Welcome to the Sport Where Everyone's a Champion… at Complaining
Step right up, folks, and witness the only competition where everyone's a winner—because the only skill required is a strong set of lungs and a bottomless well of grievances. Welcome to the Complaint Olympics, where the motto is "Faster, Louder, Whinier!" and the only thing heavier than the medals is the air of self-righteous indignation.
Here in the grand stadium of modern life, you don't need to train, you don't need to sweat, and you certainly don't need to solve anything. All you have to do is show up, open your mouth, and let the world know just how badly you think you're being treated. Extra points for creative metaphors, public displays of outrage, and blaming someone else for your problems.
The Opening Ceremony: Parade of the Perpetually Pissed Off
The torch is lit—not with fire, but with the heat of a thousand online arguments. The parade of nations is replaced by the parade of notifications, each one a new opportunity to air a grievance. No matter your background, your status, or your actual problems, you're welcome here—provided you're ready to out-complain the competition.
Wave your banners high:
"My Wi-Fi is Slow!"
"Why Are Avocados So Expensive?"
"Nobody Likes My Tweets!"
"The Government/Corporations/Neighbors/Weather Are Out to Get Me!"
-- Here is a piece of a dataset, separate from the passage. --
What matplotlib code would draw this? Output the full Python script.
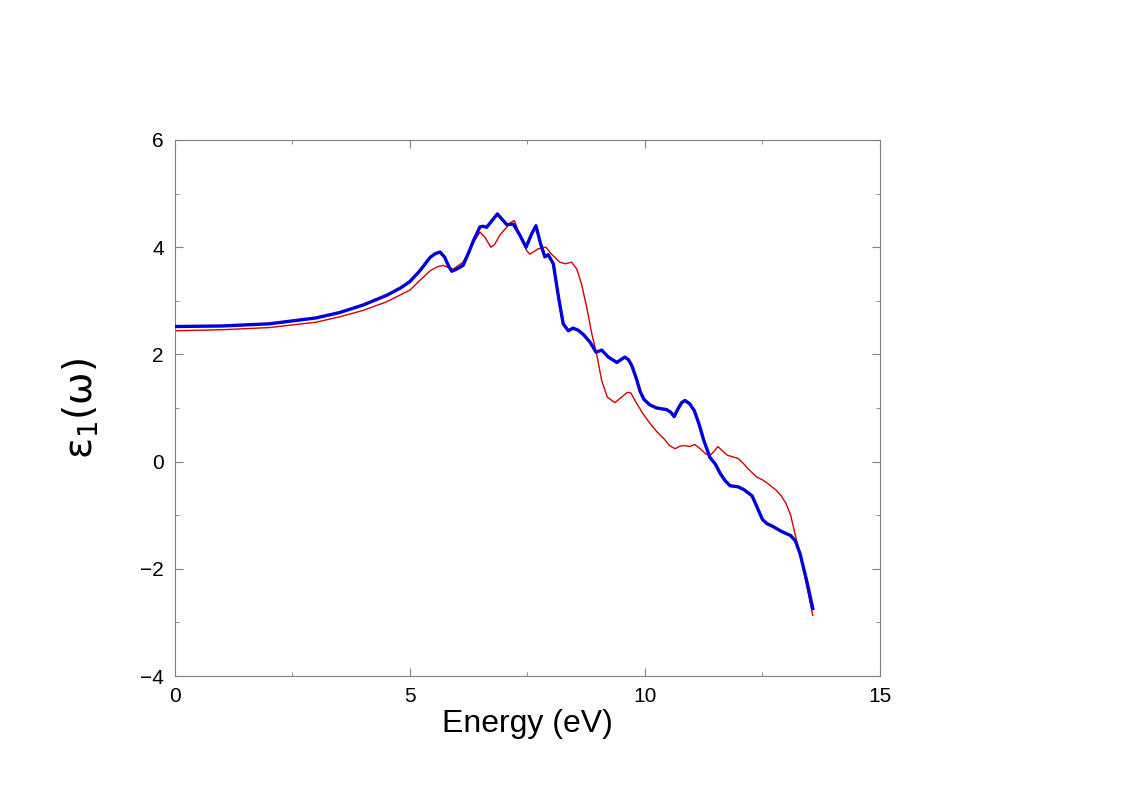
import matplotlib
matplotlib.use("Agg")
import matplotlib.pyplot as plt
from matplotlib.ticker import MultipleLocator

plt.rcParams['font.family'] = ['Liberation Sans', 'DejaVu Sans']
plt.rcParams['mathtext.fontset'] = 'dejavusans'

blue_E = [0, 1, 2, 3, 3.5, 4, 4.5, 4.8, 5.0, 5.21, 5.43, 5.54, 5.64, 5.74, 5.82, 5.89, 5.99,
          6.13, 6.25, 6.35, 6.49, 6.56, 6.63, 6.75, 6.86, 6.96, 7.06, 7.2, 7.34, 7.47, 7.59,
          7.68, 7.78, 7.87, 7.94, 8.05, 8.16, 8.26, 8.37, 8.47, 8.58, 8.69, 8.83, 8.96, 9.08,
          9.22, 9.4, 9.57, 9.65, 9.72, 9.82, 9.9, 9.98, 10.1, 10.25, 10.46, 10.55, 10.62, 10.7,
          10.78, 10.85, 10.95, 11.05, 11.15, 11.25, 11.38, 11.5, 11.6, 11.7, 11.81, 11.98,
          12.1, 12.28, 12.4, 12.5, 12.6, 12.7, 12.8, 12.9, 13.0, 13.1, 13.2, 13.3, 13.44, 13.57]
blue_v = [2.52, 2.53, 2.57, 2.68, 2.78, 2.92, 3.1, 3.24, 3.36, 3.56, 3.81, 3.88, 3.91, 3.81,
          3.65, 3.55, 3.59, 3.66, 3.9, 4.12, 4.38, 4.39, 4.37, 4.5, 4.62, 4.52, 4.42, 4.43,
          4.22, 4.0, 4.25, 4.40, 4.06, 3.82, 3.86, 3.69, 3.07, 2.57, 2.44, 2.49, 2.45, 2.37,
          2.23, 2.04, 2.08, 1.95, 1.85, 1.95, 1.9, 1.79, 1.54, 1.3, 1.16, 1.06, 1.0, 0.97, 0.92,
          0.84, 0.98, 1.1, 1.14, 1.08, 0.95, 0.7, 0.4, 0.08, -0.05, -0.22, -0.35, -0.45, -0.47,
          -0.52, -0.64, -0.88, -1.08, -1.16, -1.2, -1.25, -1.3, -1.34, -1.38, -1.48, -1.72,
          -2.22, -2.74]

red_E = [0, 1, 2, 3, 3.5, 4, 4.5, 5.0, 5.21, 5.43, 5.6, 5.71, 5.82, 5.92, 6.13, 6.35, 6.49,
         6.6, 6.72, 6.8, 6.91, 7.13, 7.22, 7.34, 7.48, 7.55, 7.73, 7.89, 8.01, 8.19, 8.3, 8.44,
         8.55, 8.65, 8.76, 8.87, 8.97, 9.08, 9.2, 9.36, 9.5, 9.62, 9.7, 9.8, 9.96, 10.1, 10.25,
         10.4, 10.52, 10.64, 10.75, 10.85, 10.95, 11.06, 11.2, 11.3, 11.38, 11.48, 11.55,
         11.65, 11.75, 11.9, 11.98, 12.1, 12.2, 12.38, 12.5, 12.6, 12.8, 12.9, 13.0, 13.1,
         13.19, 13.36, 13.57]
red_v = [2.44, 2.46, 2.5, 2.6, 2.7, 2.82, 2.98, 3.2, 3.38, 3.56, 3.64, 3.66, 3.62, 3.59, 3.72,
         4.09, 4.28, 4.18, 4.0, 4.05, 4.22, 4.45, 4.5, 4.22, 3.94, 3.87, 3.97, 4.0, 3.87, 3.72,
         3.69, 3.72, 3.59, 3.31, 2.88, 2.38, 2.01, 1.51, 1.2, 1.10, 1.2, 1.29, 1.28, 1.12, 0.89,
         0.72, 0.56, 0.43, 0.3, 0.24, 0.29, 0.30, 0.28, 0.32, 0.22, 0.14, 0.11, 0.2, 0.28, 0.2,
         0.12, 0.08, 0.06, -0.04, -0.14, -0.29, -0.34, -0.4, -0.54, -0.64, -0.78, -1.0, -1.34,
         -1.97, -2.87]

x_ticks = [0, 5, 10, 15]
y_ticks = [-4, -2, 0, 2, 4, 6]

fig = plt.figure(figsize=(11.23, 7.93), dpi=100)
ax = fig.add_axes([0.1558, 0.1475, 0.6278, 0.676])
ax.plot(red_E, red_v, color='#d00000', lw=1.0, zorder=2, solid_joinstyle='round')
ax.plot(blue_E, blue_v, color='#0000d8', lw=2.4, zorder=3, solid_joinstyle='round')

ax.set_xlim(0, 15)
ax.set_ylim(-4, 6)
ax.set_xticks(x_ticks)
ax.set_yticks(y_ticks)
ax.xaxis.set_minor_locator(MultipleLocator(2.5))
ax.yaxis.set_minor_locator(MultipleLocator(1))
ax.tick_params(which='both', direction='in', top=True, right=True, color='#808080',
               labelsize=15, pad=8)
ax.tick_params(which='major', length=6)
ax.tick_params(which='minor', length=3)
for s in ax.spines.values():
    s.set_color('#808080')
    s.set_linewidth(0.8)

ax.set_xlabel('Energy (eV)', fontsize=23, labelpad=2)
ax.set_ylabel(r'$\mathrm{\varepsilon}_{\mathrm{1}}\mathrm{(\omega)}$', fontsize=28)
ax.yaxis.set_label_coords(-0.105, 0.5)

fig.savefig('out.png', dpi=100)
Every participant is a gold medalist in their own mind, and the only thing more impressive than the volume is the utter lack of solutions.
The Main Events
The 100-Meter Blame Dash
Contestants line up, stretch their fingers, and prepare to point at anyone but themselves. On your mark, get set, deflect! Watch as the runners veer off course, tripping over facts, dodging responsibility, and finishing with a flourish of finger-pointing. The winner is whoever can assign fault the fastest—bonus points for creativity and volume.
The High Jump to Conclusions
Athletes approach the bar with reckless abandon, leaping to conclusions with little more than a rumor and a hunch. No evidence? No problem! The higher the leap, the louder the applause from the stands. Spectators are encouraged to join in, shouting "I knew it!" and "It's always like this!" as the competitors soar over logic and land in the pit of indignation.
The Marathon of Misery
Here, endurance is key. Contestants must keep complaining for as long as possible, regardless of whether anyone is listening. The course winds through social media feeds, office break rooms, and family dinners. The finish line? Nowhere in sight. This race never ends, but the medals are plentiful—each one engraved with "At Least I Tried (to Complain)."
The Judges' Panel: The Clueless Condiment Clues
Judging at the Complaint Olympics is a tricky business, so Colonel Mustard and his panel of Common Sense Condiment Clues are here to help. They don't score on volume or drama—they're looking for the rarest of traits: actual solutions.
Clue #1: The Solution Sprint
If you can turn your complaint into a constructive suggestion, you earn a real medal. Otherwise, it's just noise.
Clue #2: The Accountability Relay
Passing the baton is easy, but taking responsibility is where the real winners shine. Watch for the contestants who admit their own role in the problem—they're rare, but they exist.
Clue #3: The Empathy Event
Points awarded for listening to others' complaints and responding with understanding, not just one-upping their misery.
Clue #4: The Action Jump
The highest scores go to those who get off the couch and actually do something about their gripes—write a letter, volunteer, change a habit. In the Complaint Olympics, action is the ultimate upset.
The Spectator Sport: Applause for Apathy
The stands are packed with fans, each one a master of the slow clap. They cheer for the loudest, boo the quietest, and scroll past anyone who suggests a solution. "Why fix it when you can just retweet it?" is the rallying cry from the bleachers. The roar of the crowd is deafening, but it never moves the needle.
The Colonel's Real Lesson
The Complaint Olympics is the only event where you can go for gold by sitting still. But here's the secret: medals won for moaning are worth less than the tin they're stamped on. The real champions are the ones who step off the podium, roll up their sleeves, and get to work. In a world obsessed with airing grievances, the most radical act is to actually solve one.
Closing Thought
So next time you're tempted to join the parade of the perpetually pissed off, ask yourself: Are you competing for a gold medal in doing nothing, or are you ready to retire from the games and start building something better? Because in the end, the only podium worth standing on is the one you build with your own two hands—preferably with a little common sense condiment on top.